Line by line, repeat the data below exactly, beginning at the first line and ending at the line with "1-492/580, (937-71)/955, (492-106)/580])". Omit pictures.
+===+
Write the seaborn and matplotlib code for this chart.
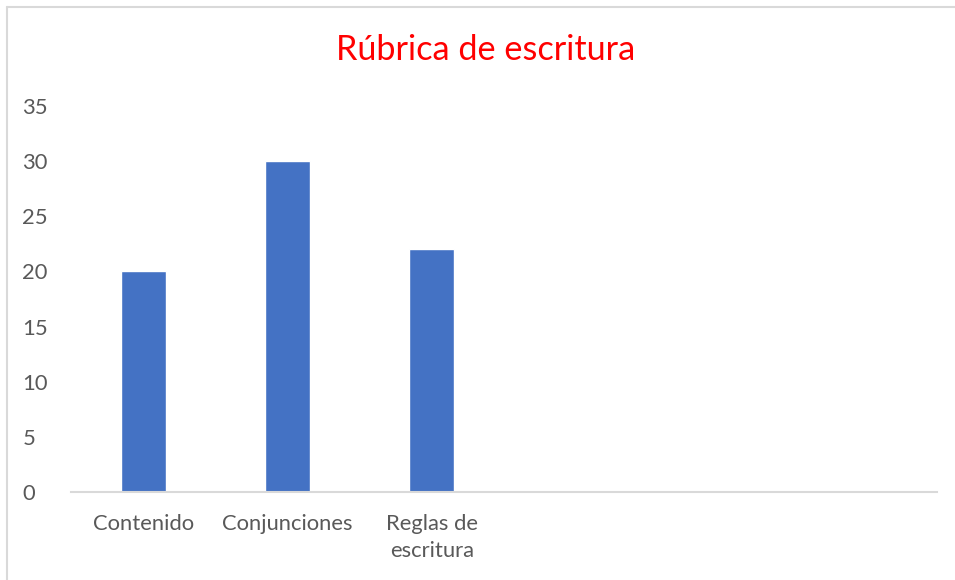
import matplotlib
matplotlib.use("Agg")
import matplotlib.pyplot as plt
import seaborn as sns
import pandas as pd
from matplotlib.lines import Line2D

categories = ["Contenido", "Conjunciones", "Reglas de\nescritura", " ", "  ", "   "]
values = [20, 30, 22, 0, 0, 0]
yticks = [0, 5, 10, 15, 20, 25, 30, 35]
title = "Rúbrica de escritura"

sns.set_theme(style="white")
plt.rcParams['font.family'] = ['Lato', 'DejaVu Sans']

df = pd.DataFrame({"cat": categories, "val": values})

fig = plt.figure(figsize=(9.55, 5.8), dpi=100)
ax = fig.add_axes([71/955, 1-492/580, (937-71)/955, (492-106)/580])

sns.barplot(data=df, x="cat", y="val", color="#4472C4", width=0.31,
            saturation=1, ax=ax, order=categories)
ax.set_xlim(-0.5, 5.5)
ax.set_ylim(0, 35)
ax.set_yticks(yticks)
ax.set_yticklabels([str(t) for t in yticks])
ax.set_xlabel("")
ax.set_ylabel("")
for s in ["top", "right", "left"]:
    ax.spines[s].set_visible(False)
ax.spines["bottom"].set_color("#D9D9D9")
ax.spines["bottom"].set_linewidth(1.5)
ax.tick_params(axis="both", length=0, colors="#595959", labelsize=15.8)
ax.tick_params(axis="x", pad=16)
ax.tick_params(axis="y", pad=35)
for lab in ax.get_yticklabels():
    lab.set_horizontalalignment("left")
for lab in ax.get_xticklabels():
    lab.set_linespacing(1.45)

fig.text(486/955, 1-50/580, title, color="#FF0000", fontsize=24.7,
         ha="center", va="center")

fig.add_artist(Line2D([7/955, 1], [1-7/580, 1-7/580], color="#D9D9D9", lw=1.5,
                      transform=fig.transFigure))
fig.add_artist(Line2D([7/955, 7/955], [0, 1-7/580], color="#D9D9D9", lw=1.5,
                      transform=fig.transFigure))

fig.savefig("out.png", dpi=100, facecolor="white")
+===+
* _OUTPUT FOR THIS TASK_
Write the seaborn and matplotlib code for this chart.
import matplotlib
matplotlib.use("Agg")
import matplotlib.pyplot as plt
import seaborn as sns
import pandas as pd
from matplotlib.lines import Line2D

categories = ["Contenido", "Conjunciones", "Reglas de\nescritura", " ", "  ", "   "]
values = [20, 30, 22, 0, 0, 0]
yticks = [0, 5, 10, 15, 20, 25, 30, 35]
title = "Rúbrica de escritura"

sns.set_theme(style="white")
plt.rcParams['font.family'] = ['Lato', 'DejaVu Sans']

df = pd.DataFrame({"cat": categories, "val": values})

fig = plt.figure(figsize=(9.55, 5.8), dpi=100)
ax = fig.add_axes([71/955, 1-492/580, (937-71)/955, (492-106)/580])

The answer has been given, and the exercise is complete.